Geschichten, die unter die Haut gehen
Autor: Ekkehard Roepert
Forchheim, Donnerstag, 26. Juli 2018
Die Bedienungen auf dem Annafest tragen nicht nur Bierkrüge herum, sondern auch Erinnerungen.
"Angefangen hat es ganz klein", erinnert sich Gabi Ruft. Vor 30 Jahren habe sie sich einen Schmetterling auf den Hintern tätowieren lassen. "Dann kam das erste große Projekt mit den Beinen". Weil sie keine Strümpfe mag, habe sie sich welche stechen lassen. "So bin ich immer angezogen", scherzt sie. Die Geschichten auf ihrer Haut kann der Besucher des Annafestes auf dem Rappenkeller bestaunen.
Die Rückseiten der Beine von Gabi Ruft sind mit Netzstrumpf-Mustern und roten Schleifen verziert. Der rechte Arm zeigt "vier verschiedene Schwalben" - sie stehen für ihre vier Kinder, deren Geburtsdaten ebenfalls verewigt sind. Der linke Arm ist ihrem vor acht Monaten verstorbenen Mann gewidmet: Geburts- und Sterbedatum stehen dort, ein Appell zur ewigen Liebe - und dieser Spruch: "It's never to late to do the right thing."
Krallen und Blut
Gabis Rappenkeller-Kollegin Petra hat auch einiges zu erzählen: Beeindruckt von Thailand und von einem "Topp-Tätowierer" in Ko Samui, hat sie sich vor fünf Jahren einen Buddha samt Lotusblume auf dem rechten Unterarm stechen lassen. In Forchheim setzte sich Petras Tattoo-Leidenschaft dann fort. Sie krempelt ihre Lederhose hoch: Auf dem linken Oberschenkel erscheint ein Frauenkopf, Krallen, Blutspritzer. Das Tattoo stehe für den "Abschluss einer wichtigen Lebensphase". Auf ihren Beinen und Armen finden sich zudem Blumen und Tiere; eine französische Lilie ("So was haben Göttinnen"), eine Calla, ein Schmetterling - auf der Schulter ein Fisch. Nicht jedes Tattoo sei gelungen, gesteht Petra und klopft auf ihre Rippen. Den Kopf ihres ehemaligen Rottweilers will sie wieder loshaben: "Die Stelle wird bald neu gestochen, mein Tätowierer ist schon am Zeichnen."

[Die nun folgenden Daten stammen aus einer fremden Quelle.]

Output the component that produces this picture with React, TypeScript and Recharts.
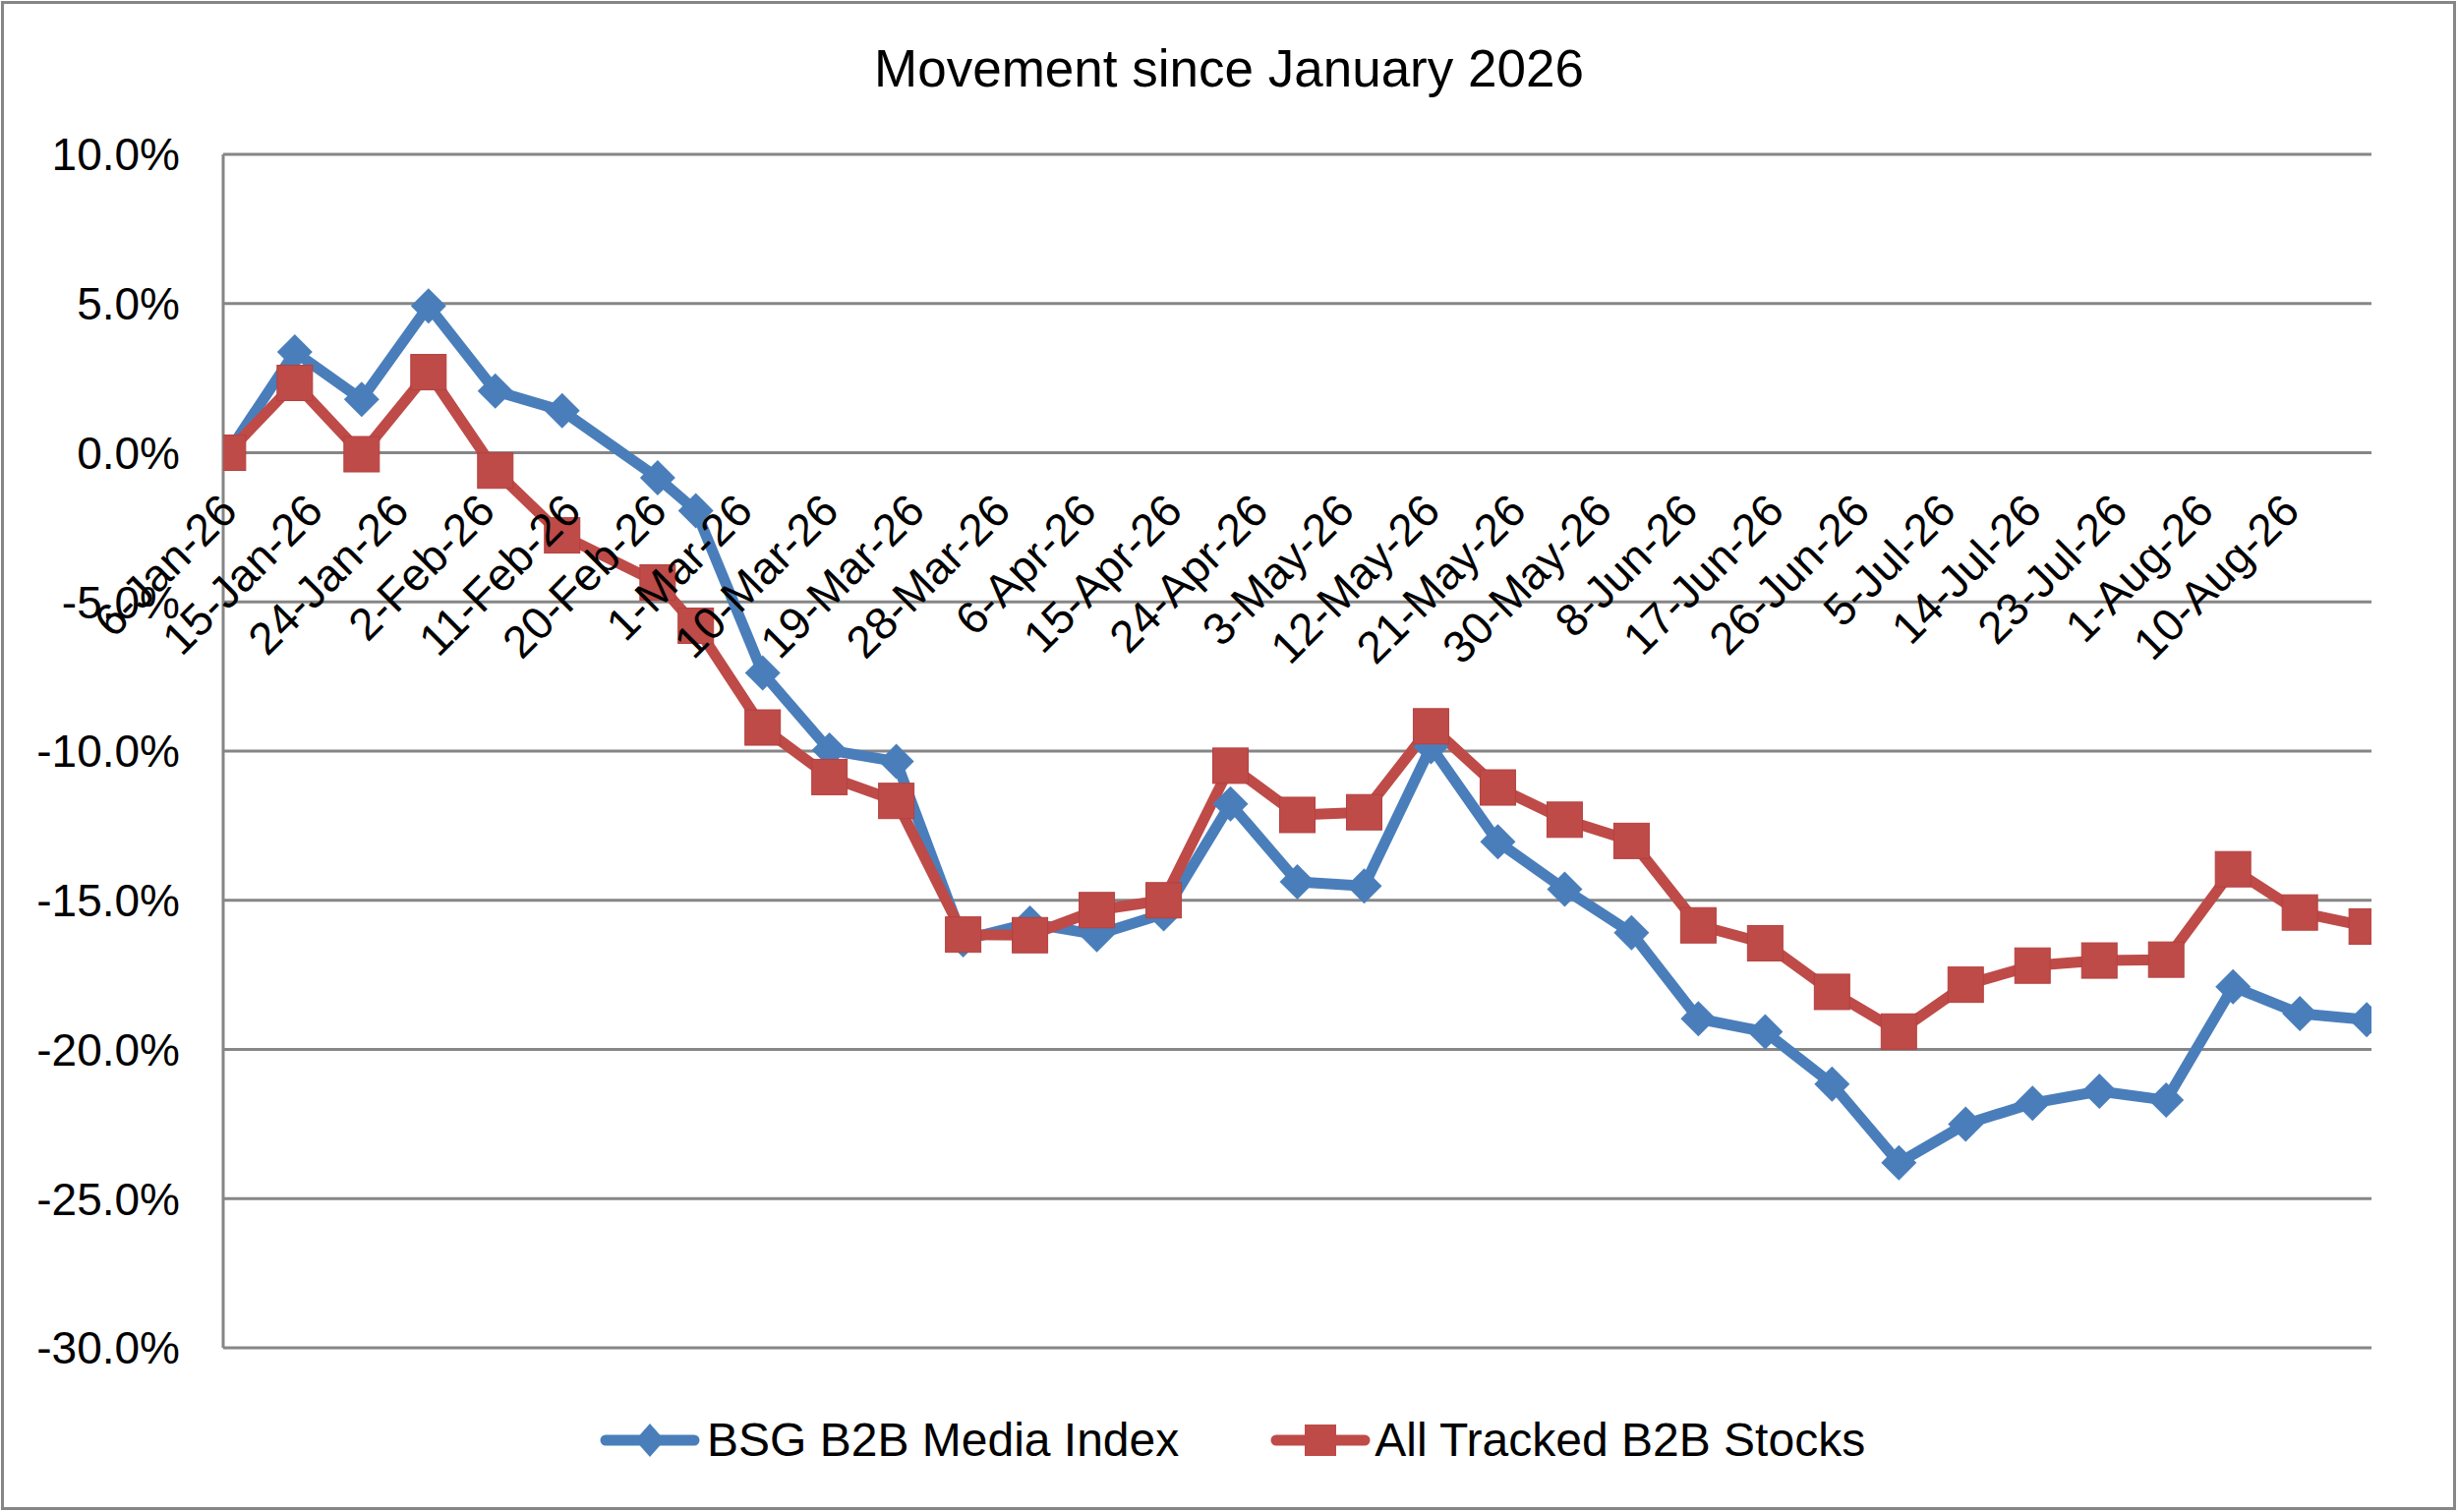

Auch auf dem Greifkeller tragen die Bedienungen Geschichten auf ihrer Haut: "Treue und Familie" steht auf dem Unterarm von Sandra - aber warum auf Spanisch? "Es muss nicht jeder gleich verstehen, es erinnert mich an die Wichtigkeit meiner Familie." Erklärungsbedürftig sind auch Distel und Hafer auf Armen und Beinen von Astrid Schicha. "Schottland ist meine zweite Heimat, die Distel ist das Wahrzeichen von Schottland", erklärt sie und zeigt dann auf ihren Unterschenkel: "Der Hafer erinnert mich an die Landwirtschaft und an mein Pferd", erklärt die studierte Landwirtin.